## Start Data segment
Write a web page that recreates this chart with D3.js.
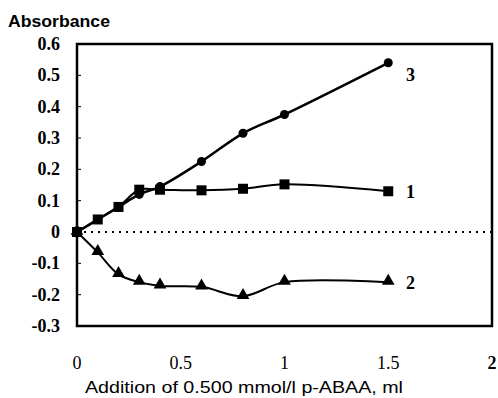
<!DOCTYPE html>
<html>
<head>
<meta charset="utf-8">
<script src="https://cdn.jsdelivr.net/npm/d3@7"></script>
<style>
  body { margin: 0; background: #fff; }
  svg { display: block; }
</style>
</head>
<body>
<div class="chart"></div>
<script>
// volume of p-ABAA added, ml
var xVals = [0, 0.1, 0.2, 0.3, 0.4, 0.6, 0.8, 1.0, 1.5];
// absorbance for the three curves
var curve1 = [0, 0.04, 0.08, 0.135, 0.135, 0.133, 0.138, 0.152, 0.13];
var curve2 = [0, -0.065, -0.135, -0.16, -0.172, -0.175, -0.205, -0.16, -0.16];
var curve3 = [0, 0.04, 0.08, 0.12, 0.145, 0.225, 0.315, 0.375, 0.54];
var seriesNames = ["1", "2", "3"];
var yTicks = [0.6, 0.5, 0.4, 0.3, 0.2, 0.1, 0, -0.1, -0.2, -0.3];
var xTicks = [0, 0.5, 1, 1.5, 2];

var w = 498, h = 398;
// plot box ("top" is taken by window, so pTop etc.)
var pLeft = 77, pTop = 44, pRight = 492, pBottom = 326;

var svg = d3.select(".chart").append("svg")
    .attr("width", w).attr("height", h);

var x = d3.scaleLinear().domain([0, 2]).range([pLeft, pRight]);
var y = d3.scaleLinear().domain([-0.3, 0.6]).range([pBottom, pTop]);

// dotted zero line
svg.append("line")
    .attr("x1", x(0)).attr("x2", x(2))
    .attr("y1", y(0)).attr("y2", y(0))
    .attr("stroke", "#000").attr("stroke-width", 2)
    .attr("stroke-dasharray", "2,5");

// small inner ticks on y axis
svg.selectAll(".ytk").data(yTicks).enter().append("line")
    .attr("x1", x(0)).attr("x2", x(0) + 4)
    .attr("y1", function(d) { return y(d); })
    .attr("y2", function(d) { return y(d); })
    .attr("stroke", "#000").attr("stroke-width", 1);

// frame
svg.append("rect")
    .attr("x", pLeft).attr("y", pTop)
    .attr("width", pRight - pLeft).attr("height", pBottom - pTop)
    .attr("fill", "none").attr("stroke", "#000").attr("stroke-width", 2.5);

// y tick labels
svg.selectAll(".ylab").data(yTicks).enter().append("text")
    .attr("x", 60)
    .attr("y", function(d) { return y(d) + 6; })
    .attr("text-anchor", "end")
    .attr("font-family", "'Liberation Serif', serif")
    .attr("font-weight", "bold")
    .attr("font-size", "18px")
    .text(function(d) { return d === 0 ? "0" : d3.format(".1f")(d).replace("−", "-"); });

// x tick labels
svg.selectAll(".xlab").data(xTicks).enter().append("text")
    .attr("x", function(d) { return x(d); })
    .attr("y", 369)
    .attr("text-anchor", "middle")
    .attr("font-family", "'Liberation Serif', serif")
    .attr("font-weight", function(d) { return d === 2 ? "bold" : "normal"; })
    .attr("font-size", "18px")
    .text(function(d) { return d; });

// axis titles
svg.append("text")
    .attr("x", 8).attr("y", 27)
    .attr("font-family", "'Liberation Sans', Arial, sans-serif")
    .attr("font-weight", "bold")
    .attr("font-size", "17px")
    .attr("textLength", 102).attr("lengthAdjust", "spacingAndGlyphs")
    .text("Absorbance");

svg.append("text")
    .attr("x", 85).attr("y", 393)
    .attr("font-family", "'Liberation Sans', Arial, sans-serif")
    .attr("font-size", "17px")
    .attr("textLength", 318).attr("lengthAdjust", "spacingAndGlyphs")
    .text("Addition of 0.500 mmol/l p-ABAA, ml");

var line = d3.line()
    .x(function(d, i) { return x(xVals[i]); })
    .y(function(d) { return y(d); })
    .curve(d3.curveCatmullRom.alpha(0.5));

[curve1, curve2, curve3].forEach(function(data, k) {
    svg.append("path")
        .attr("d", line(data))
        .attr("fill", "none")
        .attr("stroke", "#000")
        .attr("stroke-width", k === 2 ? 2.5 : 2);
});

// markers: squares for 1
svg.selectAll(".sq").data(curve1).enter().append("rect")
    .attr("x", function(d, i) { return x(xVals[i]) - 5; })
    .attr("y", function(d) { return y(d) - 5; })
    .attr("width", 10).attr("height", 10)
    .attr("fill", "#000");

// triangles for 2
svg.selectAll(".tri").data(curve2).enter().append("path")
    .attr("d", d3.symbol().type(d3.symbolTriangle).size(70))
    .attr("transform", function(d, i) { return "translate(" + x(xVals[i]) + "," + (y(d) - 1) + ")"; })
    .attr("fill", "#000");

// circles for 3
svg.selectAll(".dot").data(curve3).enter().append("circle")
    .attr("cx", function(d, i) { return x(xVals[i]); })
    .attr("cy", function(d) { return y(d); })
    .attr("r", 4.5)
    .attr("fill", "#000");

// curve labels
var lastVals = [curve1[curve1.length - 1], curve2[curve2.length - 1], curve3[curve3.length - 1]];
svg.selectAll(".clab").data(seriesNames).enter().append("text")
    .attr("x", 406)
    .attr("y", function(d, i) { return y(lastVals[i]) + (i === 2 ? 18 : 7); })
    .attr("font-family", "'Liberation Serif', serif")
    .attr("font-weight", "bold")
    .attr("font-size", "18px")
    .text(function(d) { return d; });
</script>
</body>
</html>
## End Data segment
What you are asked to do ->
Transcribe the preceding listing in its entirety and with exact wording, leaving out pictures.

Complete output ->
Write a web page that recreates this chart with D3.js.
<!DOCTYPE html>
<html>
<head>
<meta charset="utf-8">
<script src="https://cdn.jsdelivr.net/npm/d3@7"></script>
<style>
  body { margin: 0; background: #fff; }
  svg { display: block; }
</style>
</head>
<body>
<div class="chart"></div>
<script>
// volume of p-ABAA added, ml
var xVals = [0, 0.1, 0.2, 0.3, 0.4, 0.6, 0.8, 1.0, 1.5];
// absorbance for the three curves
var curve1 = [0, 0.04, 0.08, 0.135, 0.135, 0.133, 0.138, 0.152, 0.13];
var curve2 = [0, -0.065, -0.135, -0.16, -0.172, -0.175, -0.205, -0.16, -0.16];
var curve3 = [0, 0.04, 0.08, 0.12, 0.145, 0.225, 0.315, 0.375, 0.54];
var seriesNames = ["1", "2", "3"];
var yTicks = [0.6, 0.5, 0.4, 0.3, 0.2, 0.1, 0, -0.1, -0.2, -0.3];
var xTicks = [0, 0.5, 1, 1.5, 2];

var w = 498, h = 398;
// plot box ("top" is taken by window, so pTop etc.)
var pLeft = 77, pTop = 44, pRight = 492, pBottom = 326;

var svg = d3.select(".chart").append("svg")
    .attr("width", w).attr("height", h);

var x = d3.scaleLinear().domain([0, 2]).range([pLeft, pRight]);
var y = d3.scaleLinear().domain([-0.3, 0.6]).range([pBottom, pTop]);

// dotted zero line
svg.append("line")
    .attr("x1", x(0)).attr("x2", x(2))
    .attr("y1", y(0)).attr("y2", y(0))
    .attr("stroke", "#000").attr("stroke-width", 2)
    .attr("stroke-dasharray", "2,5");

// small inner ticks on y axis
svg.selectAll(".ytk").data(yTicks).enter().append("line")
    .attr("x1", x(0)).attr("x2", x(0) + 4)
    .attr("y1", function(d) { return y(d); })
    .attr("y2", function(d) { return y(d); })
    .attr("stroke", "#000").attr("stroke-width", 1);

// frame
svg.append("rect")
    .attr("x", pLeft).attr("y", pTop)
    .attr("width", pRight - pLeft).attr("height", pBottom - pTop)
    .attr("fill", "none").attr("stroke", "#000").attr("stroke-width", 2.5);

// y tick labels
svg.selectAll(".ylab").data(yTicks).enter().append("text")
    .attr("x", 60)
    .attr("y", function(d) { return y(d) + 6; })
    .attr("text-anchor", "end")
    .attr("font-family", "'Liberation Serif', serif")
    .attr("font-weight", "bold")
    .attr("font-size", "18px")
    .text(function(d) { return d === 0 ? "0" : d3.format(".1f")(d).replace("−", "-"); });

// x tick labels
svg.selectAll(".xlab").data(xTicks).enter().append("text")
    .attr("x", function(d) { return x(d); })
    .attr("y", 369)
    .attr("text-anchor", "middle")
    .attr("font-family", "'Liberation Serif', serif")
    .attr("font-weight", function(d) { return d === 2 ? "bold" : "normal"; })
    .attr("font-size", "18px")
    .text(function(d) { return d; });

// axis titles
svg.append("text")
    .attr("x", 8).attr("y", 27)
    .attr("font-family", "'Liberation Sans', Arial, sans-serif")
    .attr("font-weight", "bold")
    .attr("font-size", "17px")
    .attr("textLength", 102).attr("lengthAdjust", "spacingAndGlyphs")
    .text("Absorbance");

svg.append("text")
    .attr("x", 85).attr("y", 393)
    .attr("font-family", "'Liberation Sans', Arial, sans-serif")
    .attr("font-size", "17px")
    .attr("textLength", 318).attr("lengthAdjust", "spacingAndGlyphs")
    .text("Addition of 0.500 mmol/l p-ABAA, ml");

var line = d3.line()
    .x(function(d, i) { return x(xVals[i]); })
    .y(function(d) { return y(d); })
    .curve(d3.curveCatmullRom.alpha(0.5));

[curve1, curve2, curve3].forEach(function(data, k) {
    svg.append("path")
        .attr("d", line(data))
        .attr("fill", "none")
        .attr("stroke", "#000")
        .attr("stroke-width", k === 2 ? 2.5 : 2);
});

// markers: squares for 1
svg.selectAll(".sq").data(curve1).enter().append("rect")
    .attr("x", function(d, i) { return x(xVals[i]) - 5; })
    .attr("y", function(d) { return y(d) - 5; })
    .attr("width", 10).attr("height", 10)
    .attr("fill", "#000");

// triangles for 2
svg.selectAll(".tri").data(curve2).enter().append("path")
    .attr("d", d3.symbol().type(d3.symbolTriangle).size(70))
    .attr("transform", function(d, i) { return "translate(" + x(xVals[i]) + "," + (y(d) - 1) + ")"; })
    .attr("fill", "#000");

// circles for 3
svg.selectAll(".dot").data(curve3).enter().append("circle")
    .attr("cx", function(d, i) { return x(xVals[i]); })
    .attr("cy", function(d) { return y(d); })
    .attr("r", 4.5)
    .attr("fill", "#000");

// curve labels
var lastVals = [curve1[curve1.length - 1], curve2[curve2.length - 1], curve3[curve3.length - 1]];
svg.selectAll(".clab").data(seriesNames).enter().append("text")
    .attr("x", 406)
    .attr("y", function(d, i) { return y(lastVals[i]) + (i === 2 ? 18 : 7); })
    .attr("font-family", "'Liberation Serif', serif")
    .attr("font-weight", "bold")
    .attr("font-size", "18px")
    .text(function(d) { return d; });
</script>
</body>
</html>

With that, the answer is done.